## GIVEN INSTRUCTION
Retype, exactly as they stand, the lines from the start of the data to the line that contains "draw=lineBlue, rounded corners=2pt]", both ends included. Leave the pictures out.

## COLLECTED MATERIAL
= = = = =
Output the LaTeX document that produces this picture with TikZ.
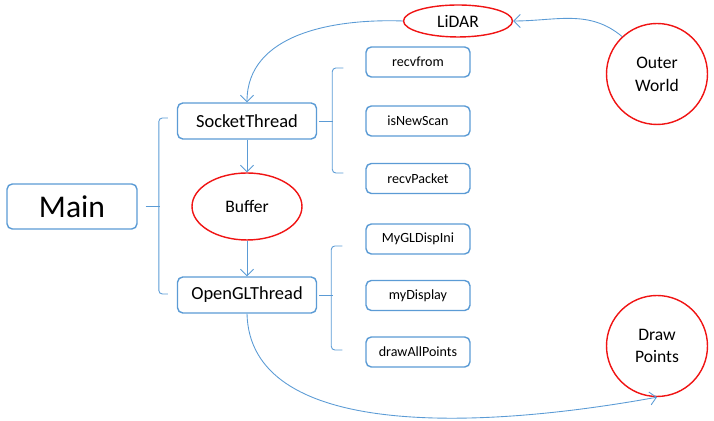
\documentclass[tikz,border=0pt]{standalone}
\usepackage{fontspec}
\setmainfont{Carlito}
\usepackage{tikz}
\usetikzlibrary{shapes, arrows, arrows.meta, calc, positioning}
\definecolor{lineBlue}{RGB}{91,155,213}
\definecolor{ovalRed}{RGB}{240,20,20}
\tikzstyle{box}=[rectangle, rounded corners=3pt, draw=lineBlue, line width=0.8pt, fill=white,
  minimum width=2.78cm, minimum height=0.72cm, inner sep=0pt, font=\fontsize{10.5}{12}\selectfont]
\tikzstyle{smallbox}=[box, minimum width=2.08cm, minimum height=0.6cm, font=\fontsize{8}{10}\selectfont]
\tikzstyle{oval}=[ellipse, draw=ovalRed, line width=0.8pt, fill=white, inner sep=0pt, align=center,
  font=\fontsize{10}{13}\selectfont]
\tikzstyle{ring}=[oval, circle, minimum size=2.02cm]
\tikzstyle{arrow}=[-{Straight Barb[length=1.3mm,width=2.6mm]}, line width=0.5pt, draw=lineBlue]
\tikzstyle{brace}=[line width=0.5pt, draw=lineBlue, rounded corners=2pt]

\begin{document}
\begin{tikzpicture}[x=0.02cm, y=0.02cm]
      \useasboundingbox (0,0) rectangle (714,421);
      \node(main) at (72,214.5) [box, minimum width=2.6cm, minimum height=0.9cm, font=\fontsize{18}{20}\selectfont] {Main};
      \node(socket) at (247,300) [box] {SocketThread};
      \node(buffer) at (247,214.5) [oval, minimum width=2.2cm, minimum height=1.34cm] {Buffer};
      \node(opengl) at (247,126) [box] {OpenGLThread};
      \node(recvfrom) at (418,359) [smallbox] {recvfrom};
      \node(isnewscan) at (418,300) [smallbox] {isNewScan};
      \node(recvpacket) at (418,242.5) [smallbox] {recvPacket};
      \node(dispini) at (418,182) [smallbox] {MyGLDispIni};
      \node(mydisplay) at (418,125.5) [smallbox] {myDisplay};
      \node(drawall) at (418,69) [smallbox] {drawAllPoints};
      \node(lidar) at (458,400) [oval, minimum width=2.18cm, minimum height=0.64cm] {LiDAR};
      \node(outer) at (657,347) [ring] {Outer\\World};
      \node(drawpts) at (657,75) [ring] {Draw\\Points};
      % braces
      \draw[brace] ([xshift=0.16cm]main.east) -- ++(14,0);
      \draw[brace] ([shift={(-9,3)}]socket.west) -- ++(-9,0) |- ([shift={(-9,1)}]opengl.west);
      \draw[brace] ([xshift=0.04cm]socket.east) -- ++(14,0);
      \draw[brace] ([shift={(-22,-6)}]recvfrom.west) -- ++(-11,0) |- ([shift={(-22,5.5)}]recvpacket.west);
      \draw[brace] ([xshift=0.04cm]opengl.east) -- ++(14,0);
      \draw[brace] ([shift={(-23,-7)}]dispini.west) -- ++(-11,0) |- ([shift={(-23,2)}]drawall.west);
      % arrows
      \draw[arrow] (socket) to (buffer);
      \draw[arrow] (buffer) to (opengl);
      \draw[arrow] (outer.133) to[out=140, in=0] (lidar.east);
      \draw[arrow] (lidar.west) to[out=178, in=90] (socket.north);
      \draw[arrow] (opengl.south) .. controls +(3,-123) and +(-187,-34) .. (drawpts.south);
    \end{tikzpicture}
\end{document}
= = = = =
## ANSWER TO THE PROBLEM
Output the LaTeX document that produces this picture with TikZ.
\documentclass[tikz,border=0pt]{standalone}
\usepackage{fontspec}
\setmainfont{Carlito}
\usepackage{tikz}
\usetikzlibrary{shapes, arrows, arrows.meta, calc, positioning}
\definecolor{lineBlue}{RGB}{91,155,213}
\definecolor{ovalRed}{RGB}{240,20,20}
\tikzstyle{box}=[rectangle, rounded corners=3pt, draw=lineBlue, line width=0.8pt, fill=white,
  minimum width=2.78cm, minimum height=0.72cm, inner sep=0pt, font=\fontsize{10.5}{12}\selectfont]
\tikzstyle{smallbox}=[box, minimum width=2.08cm, minimum height=0.6cm, font=\fontsize{8}{10}\selectfont]
\tikzstyle{oval}=[ellipse, draw=ovalRed, line width=0.8pt, fill=white, inner sep=0pt, align=center,
  font=\fontsize{10}{13}\selectfont]
\tikzstyle{ring}=[oval, circle, minimum size=2.02cm]
\tikzstyle{arrow}=[-{Straight Barb[length=1.3mm,width=2.6mm]}, line width=0.5pt, draw=lineBlue]
\tikzstyle{brace}=[line width=0.5pt, draw=lineBlue, rounded corners=2pt]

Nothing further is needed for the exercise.